The Dispossessed

Ursula K. Le Guin

Pages

387

Year

1974

Difficulty

Moderate

Themes

anarchism, community, freedom, revolution, utopia

Shevek is a brilliant physicist living on Anarres, a barren moon settled by anarchist revolutionaries who left their wealthy home planet of Urras two centuries ago. The anarchist society they built has no government, no private property, and no hierarchy, but it has developed its own forms of conformity and constraint. Frustrated by colleagues who suppress his work, Shevek makes the unprecedented decision to travel to Urras, hoping to find the intellectual freedom his own world denies him. What he finds instead forces him to confront what freedom really means. Winner of the Hugo, Nebula, and Locus Awards.

Why Start Here

The Dispossessed is the foundational text of what solarpunk would eventually become. Published in 1974, decades before the term “solarpunk” existed, Le Guin imagined an anarchist society built on mutual aid, communal living, and voluntary cooperation. She also had the honesty to show its failures: the petty social pressures, the informal hierarchies, the way any revolution can calcify into orthodoxy. The subtitle, “An Ambiguous Utopia,” tells you everything about her approach.
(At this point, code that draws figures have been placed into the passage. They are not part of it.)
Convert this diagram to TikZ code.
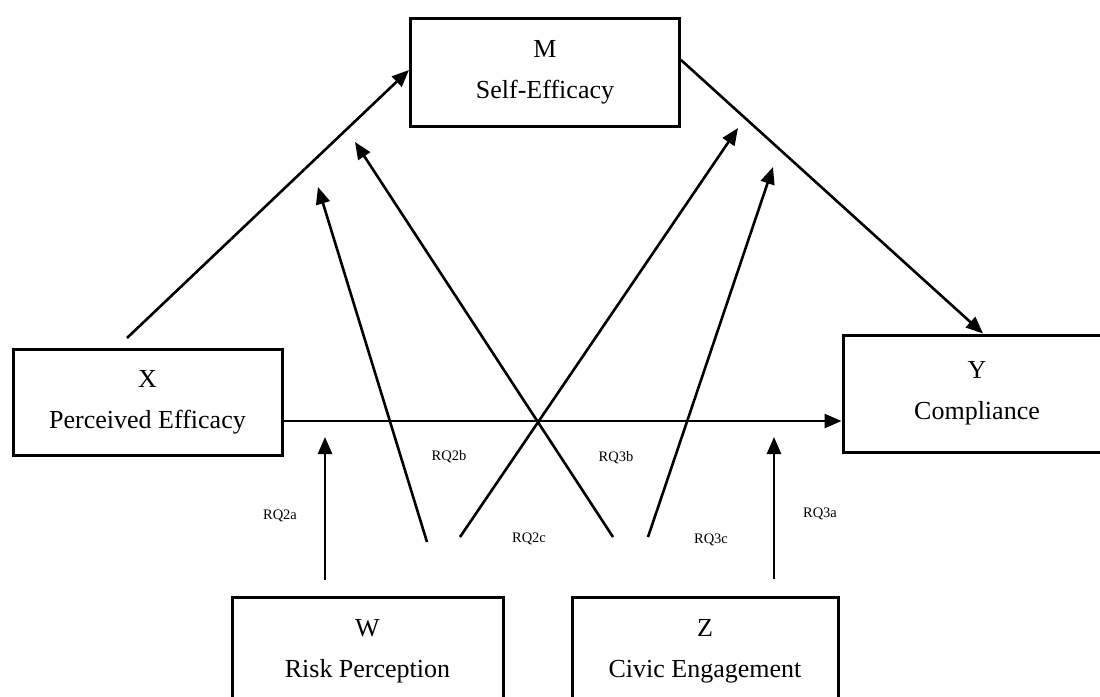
\documentclass[tikz,border=0pt]{standalone}
\usepackage{fontspec}
\setmainfont{Liberation Serif}
\usetikzlibrary{arrows.meta}
\begin{document}
\begin{tikzpicture}[x=1pt,y=-1pt,
  box/.style={draw, line width=3pt, align=center, inner sep=0pt, font=\fontsize{26}{41}\selectfont},
  arr/.style={-{Triangle[length=17pt,width=14pt]}, line width=2.6pt},
  lbl/.style={font=\fontsize{14.5}{16}\selectfont, inner sep=0pt}]
\clip (0,0) rectangle (1100,696);
\fill[white] (0,0) rectangle (1100,696);
% boxes
\node[box, minimum width=269pt, minimum height=108pt] (M) at (545,72) {M\\Self-Efficacy};
\node[box, minimum width=269pt, minimum height=106pt] (X) at (147.5,402) {X\\Perceived Efficacy};
\node[box, minimum width=268pt, minimum height=117pt] (Y) at (977,393.5) {Y\\Compliance};
\node[box, minimum width=271pt, minimum height=108pt] (W) at (367.5,651) {W\\Risk Perception};
\node[box, minimum width=266pt, minimum height=108pt] (Z) at (705,651) {Z\\Civic Engagement};
% free ends
\coordinate (xs) at (127,338);
\coordinate (wa0) at (325,580); \coordinate (wa1) at (325,437);
\coordinate (wb0) at (427,542); \coordinate (wb1) at (318,187);
\coordinate (wc0) at (460,537); \coordinate (wc1) at (738,128);
\coordinate (zb0) at (613,537); \coordinate (zb1) at (355,142);
\coordinate (zc0) at (648,537); \coordinate (zc1) at (773,167);
\coordinate (za0) at (774,579); \coordinate (za1) at (774,437);
% paths
\draw[arr] (xs) -- (M.west |- 0,70);
\draw[arr] (M.east |- 0,60) -- (Y.north -| 983,0);
\draw[arr] (X.east |- 0,421) -- (Y.west |- 0,421);
\draw[arr] (wa0) -- (wa1);
\draw[arr] (wb0) -- (wb1);
\draw[arr] (wc0) -- (wc1);
\draw[arr] (zb0) -- (zb1);
\draw[arr] (zc0) -- (zc1);
\draw[arr] (za0) -- (za1);
% labels
\node[lbl] (l2a) at (280,516) {RQ2a};
\node[lbl] (l2b) at (449,457) {RQ2b};
\node[lbl] (l2c) at (529,539) {RQ2c};
\node[lbl] (l3b) at (616,458) {RQ3b};
\node[lbl] (l3c) at (711,540) {RQ3c};
\node[lbl] (l3a) at (820,514) {RQ3a};
\end{tikzpicture}
\end{document}
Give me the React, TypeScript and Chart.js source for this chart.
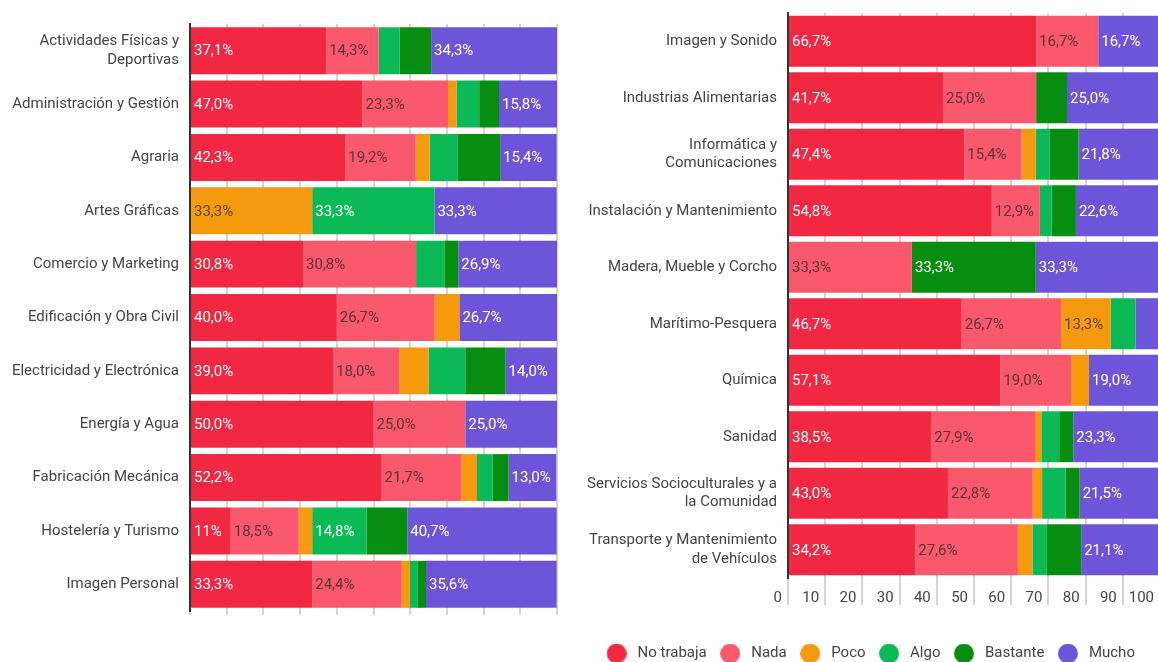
import React, { useEffect, useRef } from 'react';
import { Chart, registerables } from 'chart.js';

Chart.register(...registerables);

const SERIES = ['No trabaja', 'Nada', 'Poco', 'Algo', 'Bastante', 'Mucho'];
const COLORS = ['#f22843', '#fa586c', '#f5990f', '#0bb957', '#078e10', '#6d55da'];
const LABEL_COLORS = ['#ffffff', 'rgba(40,40,40,0.75)', 'rgba(40,40,40,0.75)', '#ffffff', '#ffffff', '#ffffff'];

// Left chart
const categoriesL = [
  ['Actividades Físicas y', 'Deportivas'],
  'Administración y Gestión',
  'Agraria',
  'Artes Gráficas',
  'Comercio y Marketing',
  'Edificación y Obra Civil',
  'Electricidad y Electrónica',
  'Energía y Agua',
  'Fabricación Mecánica',
  'Hostelería y Turismo',
  'Imagen Personal',
];
const noTrabajaL = [37.1, 47.0, 42.3, 0, 30.8, 40.0, 39.0, 50.0, 52.2, 11.1, 33.3];
const nadaL = [14.3, 23.3, 19.2, 0, 30.8, 26.7, 18.0, 25.0, 21.7, 18.5, 24.4];
const pocoL = [0, 2.3, 3.8, 33.3, 0, 6.7, 8.0, 0, 4.3, 3.7, 2.2];
const algoL = [5.7, 6.2, 7.7, 33.3, 7.7, 0, 10.0, 0, 4.3, 14.8, 2.2];
const bastanteL = [8.6, 5.4, 11.5, 0, 3.8, 0, 11.0, 0, 4.3, 11.1, 2.2];
const muchoL = [34.3, 15.8, 15.4, 33.3, 26.9, 26.7, 14.0, 25.0, 13.0, 40.7, 35.6];

const noTrabajaLabelsL = ['37,1%', '47,0%', '42,3%', '', '30,8%', '40,0%', '39,0%', '50,0%', '52,2%', '11%', '33,3%'];
const nadaLabelsL = ['14,3%', '23,3%', '19,2%', '', '30,8%', '26,7%', '18,0%', '25,0%', '21,7%', '18,5%', '24,4%'];
const pocoLabelsL = ['', '', '', '33,3%', '', '', '', '', '', '', ''];
const algoLabelsL = ['', '', '', '33,3%', '', '', '', '', '', '14,8%', ''];
const bastanteLabelsL = ['', '', '', '', '', '', '', '', '', '', ''];
const muchoLabelsL = ['34,3%', '15,8%', '15,4%', '33,3%', '26,9%', '26,7%', '14,0%', '25,0%', '13,0%', '40,7%', '35,6%'];

// Right chart
const categoriesR = [
  'Imagen y Sonido',
  'Industrias Alimentarias',
  ['Informática y', 'Comunicaciones'],
  'Instalación y Mantenimiento',
  'Madera, Mueble y Corcho',
  'Marítimo-Pesquera',
  'Química',
  'Sanidad',
  ['Servicios Socioculturales y a', 'la Comunidad'],
  ['Transporte y Mantenimiento', 'de Vehículos'],
];
const noTrabajaR = [66.7, 41.7, 47.4, 54.8, 0, 46.7, 57.1, 38.5, 43.0, 34.2];
const nadaR = [16.7, 25.0, 15.4, 12.9, 33.3, 26.7, 19.0, 27.9, 22.8, 27.6];
const pocoR = [0, 0, 3.8, 0, 0, 13.3, 4.8, 1.7, 2.5, 3.9];
const algoR = [0, 0, 3.8, 3.2, 0, 6.7, 0, 4.8, 6.3, 3.9];
const bastanteR = [0, 8.3, 7.7, 6.5, 33.3, 0, 0, 3.8, 3.8, 9.2];
const muchoR = [16.7, 25.0, 21.8, 22.6, 33.3, 6.7, 19.0, 23.3, 21.5, 21.1];

const noTrabajaLabelsR = ['66,7%', '41,7%', '47,4%', '54,8%', '', '46,7%', '57,1%', '38,5%', '43,0%', '34,2%'];
const nadaLabelsR = ['16,7%', '25,0%', '15,4%', '12,9%', '33,3%', '26,7%', '19,0%', '27,9%', '22,8%', '27,6%'];
const pocoLabelsR = ['', '', '', '', '', '13,3%', '', '', '', ''];
const algoLabelsR = ['', '', '', '', '', '', '', '', '', ''];
const bastanteLabelsR = ['', '', '', '', '33,3%', '', '', '', '', ''];
const muchoLabelsR = ['16,7%', '25,0%', '21,8%', '22,6%', '33,3%', '', '19,0%', '23,3%', '21,5%', '21,1%'];

const xTicks = [0, 10, 20, 30, 40, 50, 60, 70, 80, 90, 100];

const FONT = 'Roboto';
const FS = 15;
const TEXT = '#444444';
const GRID = '#d4d4d4';

const segLabelPlugin = {
  id: 'segLabels',
  afterDatasetsDraw(chart: any) {
    const ctx = chart.ctx;
    ctx.save();
    ctx.font = `${FS}px ${FONT}`;
    ctx.textBaseline = 'middle';
    ctx.textAlign = 'left';
    chart.data.datasets.forEach((ds: any, i: number) => {
      const meta = chart.getDatasetMeta(i);
      meta.data.forEach((el: any, j: number) => {
        const t = ds.segLabels[j];
        if (!t) return;
        const left = Math.min(el.x, el.base);
        ctx.fillStyle = ds.labelColor;
        ctx.fillText(t, left + 3, el.y + 1);
      });
    });
    ctx.restore();
  },
};

function makeDot(color: string): HTMLCanvasElement {
  const c = document.createElement('canvas');
  c.width = 20;
  c.height = 20;
  const g = c.getContext('2d') as CanvasRenderingContext2D;
  g.fillStyle = color;
  g.beginPath();
  g.arc(10, 10, 10, 0, Math.PI * 2);
  g.fill();
  return c;
}

function buildDatasets(values: number[][], labels: string[][], barPct: number) {
  return values.map((v, i) => ({
    label: SERIES[i],
    data: v,
    backgroundColor: COLORS[i],
    borderWidth: 0,
    barPercentage: barPct,
    categoryPercentage: 1,
    segLabels: labels[i],
    labelColor: LABEL_COLORS[i],
  }));
}

function makeConfig(opts: {
  categories: any[];
  values: number[][];
  labels: string[][];
  barPct: number;
  yWidth: number;
  xHeight: number;
  padding: any;
  showX: boolean;
  tickLength: number;
  legend: boolean;
}): any {
  const dots = COLORS.map((c) => makeDot(c));
  return {
    type: 'bar',
    data: {
      labels: opts.categories,
      datasets: buildDatasets(opts.values, opts.labels, opts.barPct),
    },
    plugins: [segLabelPlugin],
    options: {
      indexAxis: 'y',
      animation: false,
      responsive: true,
      maintainAspectRatio: false,
      layout: { padding: opts.padding },
      plugins: {
        tooltip: { enabled: false },
        legend: {
          display: opts.legend,
          position: 'bottom',
          labels: {
            usePointStyle: true,
            pointStyleWidth: 27,
            boxHeight: 15,
            padding: 10,
            color: TEXT,
            font: { family: FONT, size: FS },
            generateLabels: (chart: any) => {
              const items = Chart.defaults.plugins.legend.labels.generateLabels(chart);
              return items.map((it: any, i: number) => ({ ...it, pointStyle: dots[i] }));
            },
          },
        },
      },
      scales: {
        x: {
          stacked: true,
          min: 0,
          max: 100,
          afterBuildTicks: (scale: any) => {
            scale.ticks = xTicks.map((v) => ({ value: v }));
          },
          afterFit: (scale: any) => {
            scale.height = opts.xHeight;
          },
          border: { display: false },
          grid: {
            color: GRID,
            lineWidth: 2,
            drawTicks: true,
            tickLength: opts.tickLength,
          },
          ticks: {
            display: opts.showX,
            align: 'end',
            labelOffset: -6,
            padding: -16,
            color: TEXT,
            font: { family: FONT, size: FS },
          },
        },
        y: {
          stacked: true,
          afterFit: (scale: any) => {
            scale.width = opts.yWidth;
            scale.paddingTop = 0;
            scale.paddingBottom = 0;
          },
          border: { display: true, color: '#333333', width: 2 },
          grid: { display: false, drawTicks: false },
          ticks: {
            autoSkip: false,
            padding: 11,
            color: TEXT,
            font: { family: FONT, size: FS, lineHeight: 1.22 },
          },
        },
      },
    },
  };
}

export default function App() {
  const leftRef = useRef<HTMLCanvasElement>(null);
  const rightRef = useRef<HTMLCanvasElement>(null);

  useEffect(() => {
    const c1 = new Chart(
      leftRef.current as HTMLCanvasElement,
      makeConfig({
        categories: categoriesL,
        values: [noTrabajaL, nadaL, pocoL, algoL, bastanteL, muchoL],
        labels: [noTrabajaLabelsL, nadaLabelsL, pocoLabelsL, algoLabelsL, bastanteLabelsL, muchoLabelsL],
        barPct: 0.88,
        yWidth: 190,
        xHeight: 29,
        padding: { top: 24, right: 18, bottom: 0, left: 0 },
        showX: false,
        tickLength: 4,
        legend: false,
      })
    );
    const c2 = new Chart(
      rightRef.current as HTMLCanvasElement,
      makeConfig({
        categories: categoriesR,
        values: [noTrabajaR, nadaR, pocoR, algoR, bastanteR, muchoR],
        labels: [noTrabajaLabelsR, nadaLabelsR, pocoLabelsR, algoLabelsR, bastanteLabelsR, muchoLabelsR],
        barPct: 0.9,
        yWidth: 210,
        xHeight: 58,
        padding: { top: 13, right: 2, bottom: 0, left: 0 },
        showX: true,
        tickLength: 27,
        legend: true,
      })
    );
    return () => {
      c1.destroy();
      c2.destroy();
    };
  }, []);

  return (
    <div
      style={{
        position: 'fixed',
        left: 0,
        top: 0,
        width: 1158,
        height: 662,
        overflow: 'hidden',
        background: '#ffffff',
      }}
    >
      <div style={{ position: 'absolute', left: 0, top: 0, width: 575, height: 640 }}>
        <canvas ref={leftRef} />
      </div>
      <div style={{ position: 'absolute', left: 578, top: 0, width: 584, height: 671 }}>
        <canvas ref={rightRef} />
      </div>
    </div>
  );
}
For solarpunk readers, this novel is essential because it asks the hardest question the genre faces: what happens after the revolution succeeds? Le Guin does not offer a blueprint or a fantasy. She offers a society that is genuinely better than what it replaced and still deeply flawed, and characters who must navigate both truths simultaneously.

What to Expect

A dual-timeline novel that alternates between Shevek’s life on anarchist Anarres and his visit to capitalist Urras. The structure is deliberate and rewards patience. Le Guin’s prose is precise and beautiful. The pace is thoughtful rather than fast, driven by ideas and character rather than action. Part of the Hainish Cycle but completely standalone.